Walaupun Surabaya tidak disebut sebagai daerah yang pasif, peringatan keras ini menjadi sinyal bagi Pemerintah Kota untuk tidak terlena dengan status “bukan tertinggi”. Dalam kondisi ekonomi yang fluktuatif, stabilitas harga di kota besar seperti Surabaya sangat memengaruhi persepsi inflasi regional.
Surabaya Harus Tampil sebagai Model Pengendalian Inflasi
Sebagai pusat ekonomi Jawa Timur, Surabaya diharapkan menjadi model pengendalian inflasi perkotaan. Pemkot perlu memperkuat koordinasi lintas sektor, mulai dari TPID, Dinas Perdagangan, Bulog, hingga pelaku pasar tradisional.
Langkah cepat seperti operasi pasar murah, subsidi ongkos distribusi, dan pengawasan harga harian di pasar tradisional bisa membantu menekan gejolak harga di lapangan.

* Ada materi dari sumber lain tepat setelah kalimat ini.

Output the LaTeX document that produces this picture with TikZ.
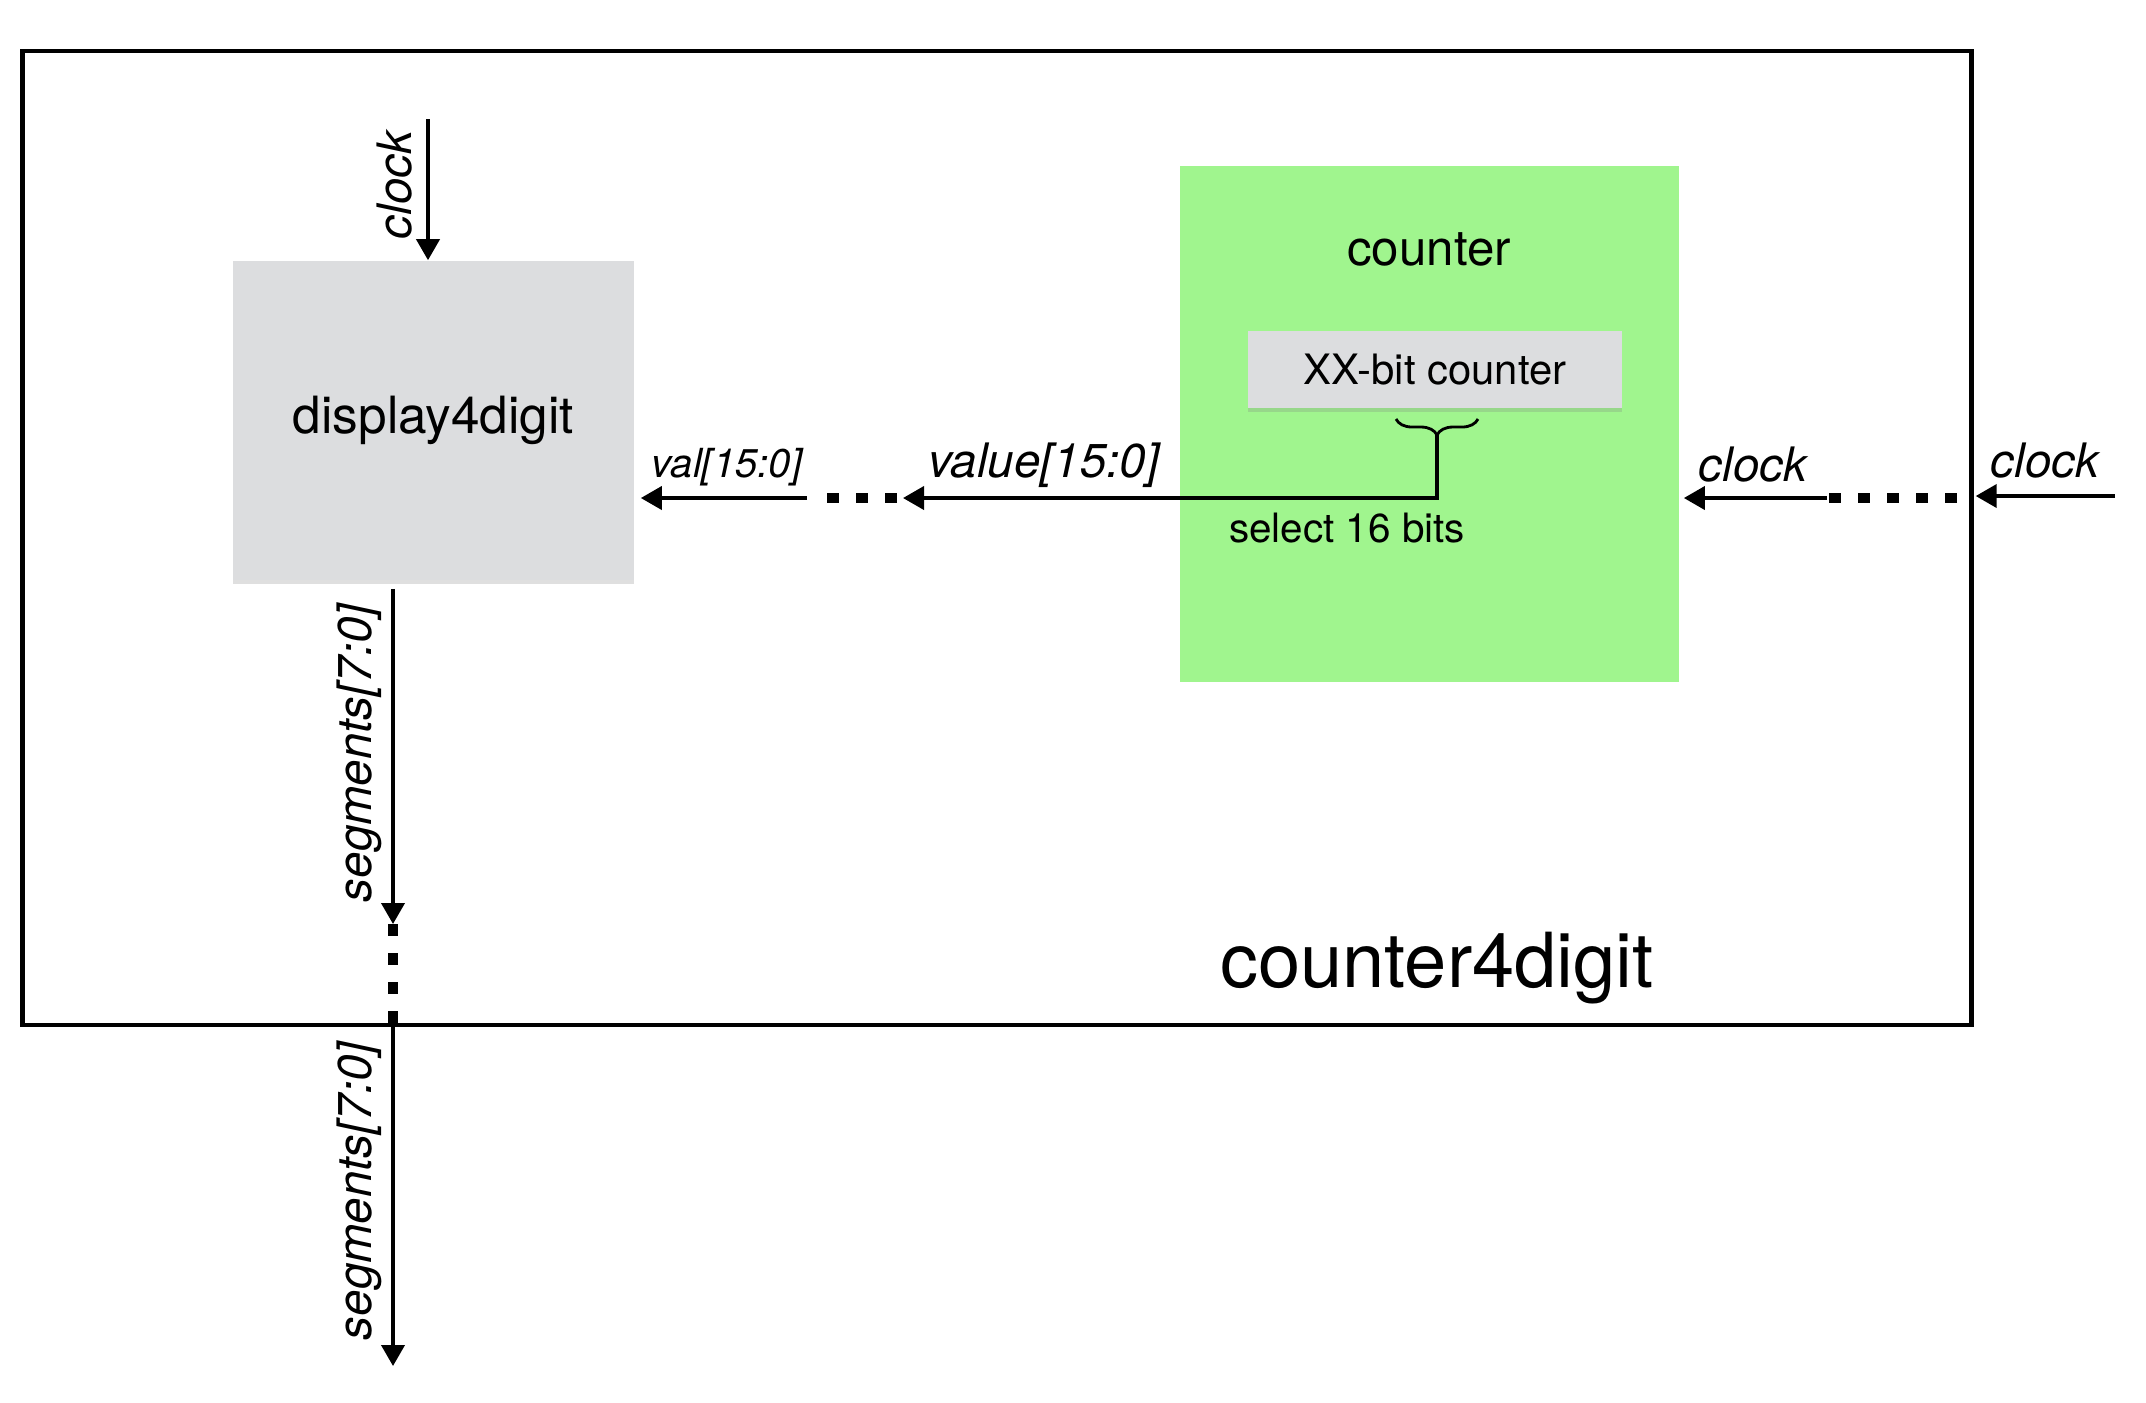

Kementerian Dalam Negeri juga menegaskan bahwa kepala daerah wajib aktif menyosialisasikan kebijakan nasional, termasuk Surat Keputusan Bersama (SKB) 3 Menteri mengenai pembebasan BPHTB dan PBG untuk mendukung pembangunan rumah rakyat, yang juga berdampak pada pengendalian biaya hidup.
“Kepala daerah, termasuk wali kota, diminta tidak hanya menunggu instruksi pusat, tapi juga menunjukkan inisiatif dalam melaporkan data inflasi dan langkah pengendalian harga,” tegas perwakilan Kemendagri dalam rakor tersebut.
Catatan Redaksi
Posisi Surabaya dalam daftar panjang evaluasi inflasi seharusnya menjadi peringatan dini bagi Pemkot untuk memperkuat kebijakan stabilisasi harga.
Meskipun tidak berada di antara 20 daerah dengan inflasi tertinggi, tekanan harga di Surabaya tetap signifikan dan berdampak luas. Kota ini tidak boleh hanya menjadi “penonton” dalam rapat nasional, tetapi harus tampil sebagai pelaku utama dalam menjaga kestabilan ekonomi masyarakat urban.
Kenaikan harga bahan pokok bukan sekadar angka statistik, tetapi soal kesejahteraan dan kepercayaan publik terhadap pemerintah kota. Saat banyak daerah bekerja setengah hati, Surabaya harus menunjukkan bahwa kota besar juga bisa berpihak pada rakyat kecil — bukan hanya menjadi pusat ekonomi, tetapi juga pusat kendali keseimbangan harga.